■ **RECORDED INFORMATION**:
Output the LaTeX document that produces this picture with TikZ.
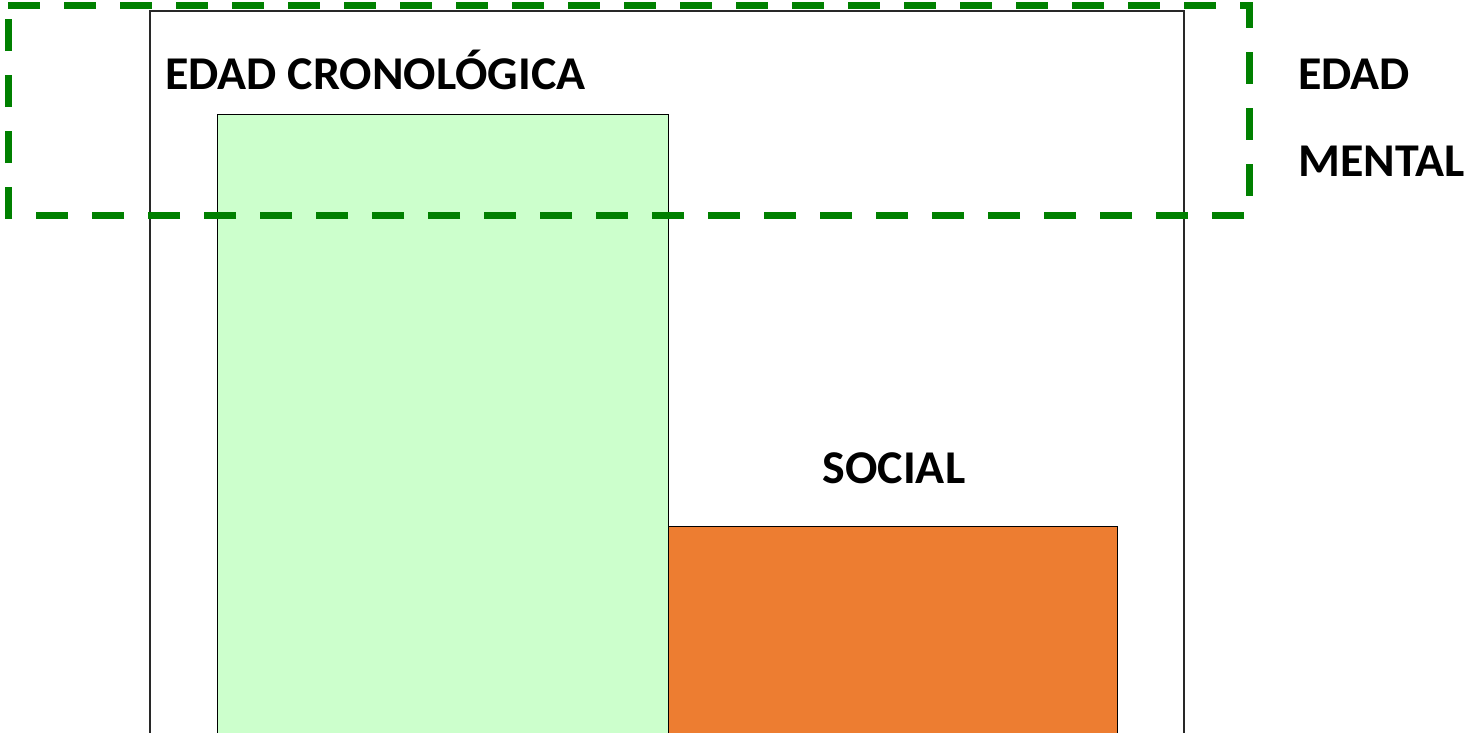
\documentclass[tikz,border=0pt]{standalone}
\usepackage{fontspec}
\setmainfont[FakeStretch=1.02]{Carlito}
\usetikzlibrary{positioning}
\definecolor{barverde}{HTML}{CCFFCC}
\definecolor{barnaranja}{HTML}{ED7D31}
\definecolor{lineaverde}{RGB}{0,128,0}
\definecolor{marcogris}{RGB}{40,40,40}

\begin{document}
\begin{tikzpicture}[x=1pt, y=-1pt,
    etiqueta/.style={inner sep=0pt, font=\fontsize{47}{56}\selectfont\bfseries}]
            \useasboundingbox (0, 0) rectangle (1465, 732);

            \draw[marcogris, line width=1.2pt] (150, 800) -- (150, 11) -- (1184, 11) -- (1184, 800);
            \draw[fill=barverde, line width=0.8pt] (217, 800) rectangle (668, 114);
            \draw[fill=barnaranja, line width=0.8pt] (668, 800) rectangle (1117, 526);

            \draw[lineaverde, line width=7pt, dash pattern=on 32pt off 24pt]
                (8, 5) -- (1249, 5) -- (1249, 215) -- (8, 215) -- cycle;

            \node [etiqueta, anchor=base west] (cronologica) at (165, 89)  { EDAD CRONOLÓGICA };
            \node [etiqueta, anchor=base west] (edad) at (1298, 89)  { EDAD };
            \node [etiqueta, anchor=base west] (mental) at (1298, 176) { MENTAL };
            \node [etiqueta, anchor=base] (social) at (894, 483) { SOCIAL };

        \end{tikzpicture}
\end{document}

■ **THE REQUEST**:
Extract the full listing above verbatim; pictures are to be left out of the copy.

■ **SOLUTION FOR THIS PROBLEM**:
Output the LaTeX document that produces this picture with TikZ.
\documentclass[tikz,border=0pt]{standalone}
\usepackage{fontspec}
\setmainfont[FakeStretch=1.02]{Carlito}
\usetikzlibrary{positioning}
\definecolor{barverde}{HTML}{CCFFCC}
\definecolor{barnaranja}{HTML}{ED7D31}
\definecolor{lineaverde}{RGB}{0,128,0}
\definecolor{marcogris}{RGB}{40,40,40}

\begin{document}
\begin{tikzpicture}[x=1pt, y=-1pt,
    etiqueta/.style={inner sep=0pt, font=\fontsize{47}{56}\selectfont\bfseries}]
            \useasboundingbox (0, 0) rectangle (1465, 732);

            \draw[marcogris, line width=1.2pt] (150, 800) -- (150, 11) -- (1184, 11) -- (1184, 800);
            \draw[fill=barverde, line width=0.8pt] (217, 800) rectangle (668, 114);
            \draw[fill=barnaranja, line width=0.8pt] (668, 800) rectangle (1117, 526);

            \draw[lineaverde, line width=7pt, dash pattern=on 32pt off 24pt]
                (8, 5) -- (1249, 5) -- (1249, 215) -- (8, 215) -- cycle;

            \node [etiqueta, anchor=base west] (cronologica) at (165, 89)  { EDAD CRONOLÓGICA };
            \node [etiqueta, anchor=base west] (edad) at (1298, 89)  { EDAD };
            \node [etiqueta, anchor=base west] (mental) at (1298, 176) { MENTAL };
            \node [etiqueta, anchor=base] (social) at (894, 483) { SOCIAL };

        \end{tikzpicture}
\end{document}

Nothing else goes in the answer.